Start by assigning roles. Use a heavy condensed font for your logo, wall graphics, and workout-of-the-day boards. Pair it with a neutral sans serif for class schedules, waiver forms, and email newsletters. Keep line height generous on digital screens so members can scan times quickly on their phones. When printing on dark shirts, reverse the colors and add a slight stroke only if the printer recommends it. Test your header at three inches tall and three centimeters tall. If the letters blur or touch, switch to a wider weight or increase tracking slightly. You can verify licensing and file formats through official Helvetica directories before sending files to a vendor.

What should you check before finalizing your gym’s typography?

Run through a quick practical test before you commit. Print your gym name on standard copy paper, tape it to a wall, and step back ten feet. Check how it looks on a phone screen in bright sunlight. Ask a coach who isn’t involved in design to read a mock schedule from across the room. Verify that your chosen typeface includes bold, regular, and italic weights so you don’t have to fake styles later. Confirm commercial licensing for apparel and signage. Save your font files in a shared drive with exact naming conventions so future staff or designers don’t substitute a lookalike that ruins your layout.

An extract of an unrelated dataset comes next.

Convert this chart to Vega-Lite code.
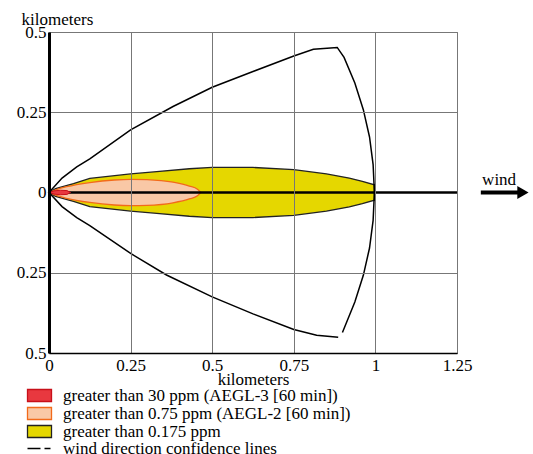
{
  "$schema": "https://vega.github.io/schema/vega-lite/v6.json",
  "autosize": {"type": "none"},
  "padding": {"left": 49, "top": 32, "right": 76, "bottom": 101},
  "width": 408,
  "height": 321,
  "background": "white",
  "config": {
    "view": {"stroke": "#777777", "strokeWidth": 1},
    "font": "Liberation Serif, serif",
    "axis": {"labelFont": "Liberation Serif, serif", "titleFont": "Liberation Serif, serif"},
    "legend": {"labelFont": "Liberation Serif, serif"},
    "text": {"font": "Liberation Serif, serif"}
  },
  "datasets": {
    "yellow": [
      {"zone": "greater than 0.175 ppm", "x": 0, "hi": 0, "lo": 0},
      {"zone": "greater than 0.175 ppm", "x": 0.02, "hi": 0.012, "lo": -0.012},
      {"zone": "greater than 0.175 ppm", "x": 0.075, "hi": 0.028, "lo": -0.028},
      {"zone": "greater than 0.175 ppm", "x": 0.125, "hi": 0.044, "lo": -0.044},
      {"zone": "greater than 0.175 ppm", "x": 0.25, "hi": 0.058, "lo": -0.058},
      {"zone": "greater than 0.175 ppm", "x": 0.33, "hi": 0.065, "lo": -0.065},
      {"zone": "greater than 0.175 ppm", "x": 0.43, "hi": 0.074, "lo": -0.074},
      {"zone": "greater than 0.175 ppm", "x": 0.5, "hi": 0.078, "lo": -0.078},
      {"zone": "greater than 0.175 ppm", "x": 0.625, "hi": 0.078, "lo": -0.078},
      {"zone": "greater than 0.175 ppm", "x": 0.75, "hi": 0.071, "lo": -0.071},
      {"zone": "greater than 0.175 ppm", "x": 0.85, "hi": 0.058, "lo": -0.058},
      {"zone": "greater than 0.175 ppm", "x": 0.92, "hi": 0.045, "lo": -0.045},
      {"zone": "greater than 0.175 ppm", "x": 0.96, "hi": 0.035, "lo": -0.035},
      {"zone": "greater than 0.175 ppm", "x": 0.997, "hi": 0.024, "lo": -0.024}
    ],
    "orange": [
      {"zone": "greater than 0.75 ppm (AEGL-2 [60 min])", "x": 0, "hi": 0, "lo": 0},
      {"zone": "greater than 0.75 ppm (AEGL-2 [60 min])", "x": 0.025, "hi": 0.01, "lo": -0.01},
      {"zone": "greater than 0.75 ppm (AEGL-2 [60 min])", "x": 0.054, "hi": 0.018, "lo": -0.018},
      {"zone": "greater than 0.75 ppm (AEGL-2 [60 min])", "x": 0.125, "hi": 0.031, "lo": -0.031},
      {"zone": "greater than 0.75 ppm (AEGL-2 [60 min])", "x": 0.2, "hi": 0.039, "lo": -0.039},
      {"zone": "greater than 0.75 ppm (AEGL-2 [60 min])", "x": 0.25, "hi": 0.041, "lo": -0.041},
      {"zone": "greater than 0.75 ppm (AEGL-2 [60 min])", "x": 0.3, "hi": 0.04, "lo": -0.04},
      {"zone": "greater than 0.75 ppm (AEGL-2 [60 min])", "x": 0.38, "hi": 0.032, "lo": -0.032},
      {"zone": "greater than 0.75 ppm (AEGL-2 [60 min])", "x": 0.43, "hi": 0.02, "lo": -0.02},
      {"zone": "greater than 0.75 ppm (AEGL-2 [60 min])", "x": 0.455, "hi": 0.01, "lo": -0.01},
      {"zone": "greater than 0.75 ppm (AEGL-2 [60 min])", "x": 0.465, "hi": 0, "lo": 0}
    ],
    "red": [
      {"zone": "greater than 30 ppm (AEGL-3 [60 min])", "x": 0, "hi": 0, "lo": 0},
      {"zone": "greater than 30 ppm (AEGL-3 [60 min])", "x": 0.015, "hi": 0.005, "lo": -0.005},
      {"zone": "greater than 30 ppm (AEGL-3 [60 min])", "x": 0.035, "hi": 0.007, "lo": -0.007},
      {"zone": "greater than 30 ppm (AEGL-3 [60 min])", "x": 0.055, "hi": 0.006, "lo": -0.006},
      {"zone": "greater than 30 ppm (AEGL-3 [60 min])", "x": 0.066, "hi": 0, "lo": 0}
    ],
    "conf": [
      {"seg": "a", "o": 1, "x": 0, "y": 0},
      {"seg": "a", "o": 2, "x": 0.04, "y": 0.045},
      {"seg": "a", "o": 3, "x": 0.085, "y": 0.08},
      {"seg": "a", "o": 4, "x": 0.125, "y": 0.105},
      {"seg": "a", "o": 5, "x": 0.25, "y": 0.195},
      {"seg": "a", "o": 6, "x": 0.38, "y": 0.268},
      {"seg": "a", "o": 7, "x": 0.5, "y": 0.328},
      {"seg": "a", "o": 8, "x": 0.625, "y": 0.377},
      {"seg": "a", "o": 9, "x": 0.75, "y": 0.425},
      {"seg": "a", "o": 10, "x": 0.81, "y": 0.446},
      {"seg": "a", "o": 11, "x": 0.883, "y": 0.452},
      {"seg": "a", "o": 12, "x": 0.904, "y": 0.421},
      {"seg": "a", "o": 13, "x": 0.937, "y": 0.341},
      {"seg": "a", "o": 14, "x": 0.963, "y": 0.258},
      {"seg": "a", "o": 15, "x": 0.982, "y": 0.173},
      {"seg": "a", "o": 16, "x": 0.993, "y": 0.087},
      {"seg": "a", "o": 17, "x": 0.997, "y": 0},
      {"seg": "a", "o": 18, "x": 0.993, "y": -0.087},
      {"seg": "a", "o": 19, "x": 0.982, "y": -0.173},
      {"seg": "a", "o": 20, "x": 0.963, "y": -0.258},
      {"seg": "a", "o": 21, "x": 0.937, "y": -0.341},
      {"seg": "a", "o": 22, "x": 0.899, "y": -0.436},
      {"seg": "b", "o": 23, "x": 0.886, "y": -0.451},
      {"seg": "b", "o": 24, "x": 0.82, "y": -0.445},
      {"seg": "b", "o": 25, "x": 0.75, "y": -0.427},
      {"seg": "b", "o": 26, "x": 0.625, "y": -0.378},
      {"seg": "b", "o": 27, "x": 0.5, "y": -0.325},
      {"seg": "b", "o": 28, "x": 0.36, "y": -0.257},
      {"seg": "b", "o": 29, "x": 0.25, "y": -0.19},
      {"seg": "b", "o": 30, "x": 0.125, "y": -0.103},
      {"seg": "b", "o": 31, "x": 0.085, "y": -0.078},
      {"seg": "b", "o": 32, "x": 0.04, "y": -0.044},
      {"seg": "b", "o": 33, "x": 0, "y": 0}
    ],
    "center": [{"x0": 0, "x1": 1.25, "y": 0}],
    "shaft": [{"x0": 1.323, "x1": 1.44, "y": 0}],
    "head": [{"x": 1.452, "y": 0}],
    "wind": [{"x": 1.379, "y": 0.024, "label": "wind"}],
    "dashkey": []
  },
  "encoding": {
    "x": {
      "type": "quantitative",
      "scale": {"domain": [0, 1.25], "nice": false, "zero": false},
      "axis": {
        "values": [0, 0.25, 0.5, 0.75, 1, 1.25],
        "labelExpr": "datum.value + ''",
        "title": "kilometers",
        "titleFontSize": 17,
        "titleFontWeight": "normal",
        "titleColor": "black",
        "titleY": 31,
        "titleBaseline": "alphabetic",
        "labelFontSize": 17,
        "labelColor": "black",
        "labelFlush": false,
        "labelPadding": 4,
        "ticks": false,
        "domainColor": "black",
        "domainWidth": 1.5,
        "grid": true,
        "gridColor": "#777777",
        "gridOpacity": 1,
        "zindex": 1
      }
    },
    "y": {
      "type": "quantitative",
      "scale": {"domain": [-0.5, 0.5], "nice": false, "zero": false},
      "axis": {
        "values": [-0.5, -0.25, 0, 0.25, 0.5],
        "labelExpr": "abs(datum.value) + ''",
        "title": "kilometers",
        "titleAngle": 0,
        "titleAlign": "left",
        "titleBaseline": "alphabetic",
        "titleX": -28,
        "titleY": -8,
        "titleFontSize": 17,
        "titleFontWeight": "normal",
        "titleColor": "black",
        "labelFontSize": 17,
        "labelColor": "black",
        "labelFlush": false,
        "labelPadding": 3,
        "ticks": false,
        "domainColor": "black",
        "domainWidth": 3,
        "grid": true,
        "gridColor": {"condition": {"test": "datum.value === 0", "value": "transparent"}, "value": "#777777"},
        "gridOpacity": 1,
        "zindex": 1
      }
    }
  },
  "layer": [
    {
      "data": {"name": "yellow"},
      "mark": {"type": "area", "strokeWidth": 1.3, "fillOpacity": 1},
      "encoding": {
        "x": {"field": "x", "type": "quantitative"},
        "y": {"field": "hi", "type": "quantitative"},
        "y2": {"field": "lo"},
        "fill": {
          "field": "zone",
          "type": "nominal",
          "scale": {
            "domain": ["greater than 30 ppm (AEGL-3 [60 min])", "greater than 0.75 ppm (AEGL-2 [60 min])", "greater than 0.175 ppm"],
            "range": ["#e8383f", "#f9c8a6", "#e5d700"]
          },
          "legend": {
            "orient": "none",
            "legendX": -18,
            "legendY": 355,
            "title": null,
            "padding": 0,
            "rowPadding": -4,
            "labelFontSize": 17,
            "labelColor": "black",
            "labelOffset": 15,
            "labelLimit": 500,
            "symbolSize": 144,
            "symbolType": "M-2,-1H2V1H-2Z",
            "symbolStrokeWidth": 1.3
          }
        },
        "stroke": {
          "field": "zone",
          "type": "nominal",
          "scale": {
            "domain": ["greater than 30 ppm (AEGL-3 [60 min])", "greater than 0.75 ppm (AEGL-2 [60 min])", "greater than 0.175 ppm"],
            "range": ["#c8101a", "#f26a1b", "#222222"]
          },
          "legend": {
            "orient": "none",
            "legendX": -18,
            "legendY": 355,
            "title": null,
            "padding": 0,
            "rowPadding": -4,
            "labelFontSize": 17,
            "labelColor": "black",
            "labelOffset": 15,
            "labelLimit": 500,
            "symbolSize": 144,
            "symbolType": "M-2,-1H2V1H-2Z",
            "symbolStrokeWidth": 1.3
          }
        }
      }
    },
    {
      "data": {"name": "orange"},
      "mark": {"type": "area", "strokeWidth": 1.3, "fillOpacity": 1, "interpolate": "monotone"},
      "encoding": {
        "x": {"field": "x", "type": "quantitative"},
        "y": {"field": "hi", "type": "quantitative"},
        "y2": {"field": "lo"},
        "fill": {"field": "zone", "type": "nominal"},
        "stroke": {"field": "zone", "type": "nominal"}
      }
    },
    {
      "data": {"name": "center"},
      "mark": {"type": "rule", "color": "black", "strokeWidth": 2.5},
      "encoding": {
        "x": {"field": "x0", "type": "quantitative"},
        "x2": {"field": "x1"},
        "y": {"field": "y", "type": "quantitative"}
      }
    },
    {
      "data": {"name": "red"},
      "mark": {"type": "area", "strokeWidth": 1, "fillOpacity": 1},
      "encoding": {
        "x": {"field": "x", "type": "quantitative"},
        "y": {"field": "hi", "type": "quantitative"},
        "y2": {"field": "lo"},
        "fill": {"field": "zone", "type": "nominal"},
        "stroke": {"field": "zone", "type": "nominal"}
      }
    },
    {
      "data": {"name": "conf"},
      "mark": {"type": "line", "color": "black", "strokeWidth": 1.5},
      "encoding": {
        "x": {"field": "x", "type": "quantitative"},
        "y": {"field": "y", "type": "quantitative"},
        "order": {"field": "o", "type": "quantitative"},
        "detail": {"field": "seg", "type": "nominal"}
      }
    },
    {
      "data": {"name": "dashkey"},
      "mark": {"type": "line", "color": "black", "strokeWidth": 1.5},
      "encoding": {
        "x": {"field": "x", "type": "quantitative"},
        "y": {"field": "y", "type": "quantitative"},
        "strokeDash": {
          "field": "kind",
          "type": "nominal",
          "scale": {"domain": ["wind direction confidence lines"], "range": [[13, 4, 6, 30]]},
          "legend": {
            "orient": "none",
            "legendX": -18,
            "legendY": 408,
            "title": null,
            "padding": 0,
            "labelFontSize": 17,
            "labelColor": "black",
            "labelOffset": 15,
            "labelLimit": 500,
            "symbolSize": 144,
            "symbolType": "M-2,0H2",
            "symbolStrokeColor": "black",
            "symbolStrokeWidth": 1.5
          }
        }
      }
    },
    {
      "data": {"name": "shaft"},
      "mark": {"type": "rule", "color": "black", "strokeWidth": 4, "strokeCap": "butt"},
      "encoding": {
        "x": {"field": "x0", "type": "quantitative"},
        "x2": {"field": "x1"},
        "y": {"field": "y", "type": "quantitative"}
      }
    },
    {
      "data": {"name": "head"},
      "mark": {"type": "point", "shape": "triangle-right", "filled": true, "color": "black", "size": 170, "opacity": 1},
      "encoding": {
        "x": {"field": "x", "type": "quantitative"},
        "y": {"field": "y", "type": "quantitative"}
      }
    },
    {
      "data": {"name": "wind"},
      "mark": {"type": "text", "fontSize": 17, "color": "black", "baseline": "alphabetic", "align": "center"},
      "encoding": {
        "x": {"field": "x", "type": "quantitative"},
        "y": {"field": "y", "type": "quantitative"},
        "text": {"field": "label"}
      }
    }
  ]
}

  • Pick one condensed bold font for headers and one neutral sans serif for body text
  • Test legibility at large wall size and small mobile size before ordering prints
  • Avoid stretching, skewing, or adding excessive grunge effects to clean typefaces
  • Confirm commercial rights for merchandise, signage, and digital use
  • Store original font files and a one-page style sheet in your gym’s brand folder

Update your next class schedule or t-shirt mockup with these pairings and see how quickly the layout cleans up. If a letter feels cramped or hard to read at a glance, swap to a wider weight and retest before sending anything to print.